Static and dynamic symbol references
When you link your application, the Mac OS X static linker, ld tries to resolve (ie, find) every symbol you reference to in your code. This creates a table which tells the dynamic linker which symbols to bind to at runtime. What happens if you reference a symbol which the static linker cannot find? Build fails. This can happen if you reference symbols defined in loadable bundles or custom frameworks/dynamic library.
A common solution to this is to add the option “-undefined dynamic_lookup” which delegates the job of both finding and resolving references to the dynamic linker (dynamic linking happens at runtime). Although this is an easy solution, it can give many headaches. One problem with this approach is that any mistyped function name won’t result in a compilation error (the same is true misspelled variables and constants declared as extern) but will result in a crash at runtime. As the crash may not happen at launch time you may have an hard time spotting the problem.

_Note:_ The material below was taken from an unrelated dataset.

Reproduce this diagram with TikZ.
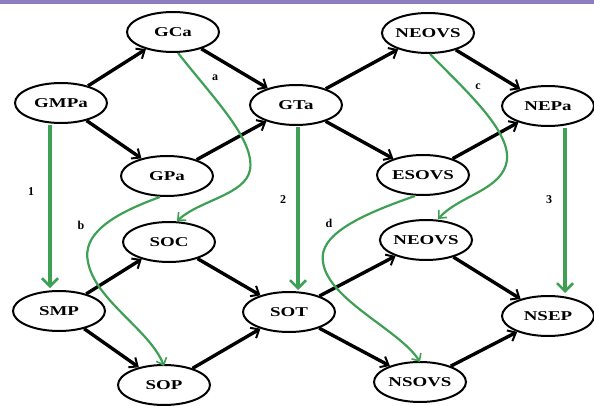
\documentclass[tikz,border=0pt]{standalone}
\usepackage{fontspec}
\setmainfont{Liberation Serif}
\usetikzlibrary{arrows.meta,shapes.geometric}
\definecolor{gline}{RGB}{62,160,85}
\definecolor{topbar}{RGB}{140,126,190}
\newcommand{\nt}[1]{\scalebox{1.4}[1]{#1}}
\tikzset{
  st/.style={ellipse,draw=black,line width=2pt,minimum width=92pt,minimum height=40pt,inner sep=0pt,
     font=\fontsize{13.5}{15}\selectfont\bfseries},
  blk/.style={line width=3.4pt,-{Straight Barb[length=7pt,width=12pt,line width=2pt]}},
  gv/.style={draw=gline,line width=4pt,-{Straight Barb[length=8pt,width=16pt,line width=2.5pt]}},
  gc/.style={draw=gline,line width=2.2pt,-{Straight Barb[length=6pt,width=11pt,line width=1.6pt]}},
  lab/.style={font=\fontsize{12}{14}\selectfont\bfseries,inner sep=0pt}
}
\begin{document}
\begin{tikzpicture}[x=1pt,y=-1pt]
\useasboundingbox (0,0) rectangle (594,406);
\fill[topbar] (0,0) rectangle (594,4);
% nodes
\node[st] (GMPa) at (61,103) {\nt{GMPa}};
\node[st] (GCa) at (173,32) {\nt{GCa}};
\node[st] (GPa) at (167,176) {\nt{GPa}};
\node[st] (GTa) at (296,105) {\nt{GTa}};
\node[st] (NEOVS) at (428,33) {\nt{NEOVS}};
\node[st] (ESOVS) at (423,175) {\nt{ESOVS}};
\node[st] (NEPa) at (548,106) {\nt{NEPa}};
\node[st] (SMP) at (59,311) {\nt{SMP}};
\node[st] (SOC) at (169,242) {\nt{SOC}};
\node[st] (SOP) at (164,385) {\nt{SOP}};
\node[st] (SOT) at (289,312) {\nt{SOT}};
\node[st] (NEOVSb) at (426,240) {\nt{NEOVS}};
\node[st] (NSOVS) at (420,382) {\nt{NSOVS}};
\node[st] (NSEP) at (548,316) {\nt{NSEP}};
% black edges
\draw[blk] (GMPa) -- (GCa);
\draw[blk] (GMPa) -- (GPa);
\draw[blk] (GCa) -- (GTa);
\draw[blk] (GPa) -- (GTa);
\draw[blk] (GTa) -- (NEOVS);
\draw[blk] (GTa) -- (ESOVS);
\draw[blk] (NEOVS) -- (NEPa);
\draw[blk] (ESOVS) -- (NEPa);
\draw[blk] (SMP) -- (SOC);
\draw[blk] (SMP) -- (SOP);
\draw[blk] (SOC) -- (SOT);
\draw[blk] (SOP) -- (SOT);
\draw[blk] (SOT) -- (NEOVSb);
\draw[blk] (SOT) -- (NSOVS);
\draw[blk] (NEOVSb) -- (NSEP);
\draw[blk] (NSOVS) -- (NSEP);
% green vertical
\draw[gv] ([xshift=-11pt,yshift=-1pt]GMPa.south) -- ([xshift=-9pt,yshift=2pt]SMP.north);
\draw[gv] ([xshift=2pt,yshift=-1pt]GTa.south) -- ([xshift=9pt,yshift=1pt]SOT.north);
\draw[gv] ([xshift=17pt,yshift=-1pt]NEPa.south) -- ([xshift=17pt,yshift=2pt]NSEP.north);
% green curves
\draw[gc] ([xshift=5pt]GCa.south) .. controls (215,100) and (255,140) .. (250,170) .. controls (245,195) and (200,200) .. ([xshift=8pt]SOC.north);
\draw[gc] ([xshift=-7pt]GPa.south) .. controls (110,215) and (82,235) .. (88,262) .. controls (95,300) and (150,330) .. ([yshift=-2pt]SOP.north);
\draw[gc] ([xshift=2pt]NEOVS.south) .. controls (465,90) and (510,130) .. (507,160) .. controls (503,190) and (460,195) .. ([xshift=12pt]NEOVSb.north);
\draw[gc] ([xshift=-8pt]ESOVS.south) .. controls (360,215) and (318,235) .. (323,262) .. controls (328,300) and (400,330) .. ([yshift=-1pt]NSOVS.north);
% labels
\node[lab] (l1) at (31,192) {1};
\node[lab] (l2) at (283,200) {2};
\node[lab] (l3) at (549,200) {3};
\node[lab] (la) at (215,78) {a};
\node[lab] (lb) at (81,225) {b};
\node[lab] (lc) at (478,87) {c};
\node[lab] (ld) at (329,223) {d};
\end{tikzpicture}
\end{document}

Although we’ll see many ways to avoid having to leave symbol lookup to the dynamic compiler, the best way to handle dynamic lookup is to handle it programmatically were needed instead, following the direction found at this ADC article.
Avoiding dynamic symbol references
So here you can find a few quick tips to avoid dynamic symbol lookup where possible.
- If you are referencing symbol found in a dynamic library or framework, link to it using (respectively) the flags “-l” or “-framework”. If the library/framework isn’t available system-wide make sure that their install path is relative to the application bundle (usually @executable_path/../Frameworks for frameworks). If you only have the framework/library available in binary form, but you are allowed to redistribute it, you can adjust its install path using “install_name_tool”.
- If you are writing a loadable bundle, and reference symbols defined in the host application, use the “-bundle_loader” option (followed by the path to the host application’s executable) which will cause ld to search for symbols also in the referenced executable.
- If you are referencing symbols found in a loadable bundle instead, you have to look them up dynamically. In Cocoa you can usually do it through NSBundle. CoreFoundation also provides CFBundle-related functions for this task.
Compatibility and graceful degradation
If some symbols, referenced either statically or dynamically are not found at execution time, the application will crash. We might see this, for example, running an application using Leopard features on Tiger. What if we want to retain Tiger compatibility? We may conditionally reimplement some system provided capabilities or disable some features on the older OS. The Mac OS X linker provides an extremely classy way to handle this kind of situations through correct choice of SDK and Deployment Target.
A common mistake is to use the SDK of the oldest OS we want our application to run on. This isn’t generally a good idea and becomes a problem as soon as we reference symbols defined in newer versions of Mac OS X (ld will fail).
A better idea is to instead use the latest SDK and set the Deployment Target to the oldest version of Mac OS X you want your application to run on. This will cause the static linker to mark references to symbols not defined in system frameworks as of your deployment target of choice (but found in the used SDK) to be marked as “weak references”. Weak references are mostly like regular references, but if binding the symbol fails at runtime, the reference is set to NULL. This gives you a great way to check if a certain symbol is available at runtime and avoids nasty crashes (this does not work for selectors because they are handled by the objective-c runtime, you can check for those using respondsToSelector:).
For your information, weak references are created adding the __attribute__((weak_import) directive to a symbol declaration (usually to externs) but usually don’t need to declare them explicitly (the system frameworks have preprocessor directives to do that automatically based on deployment target).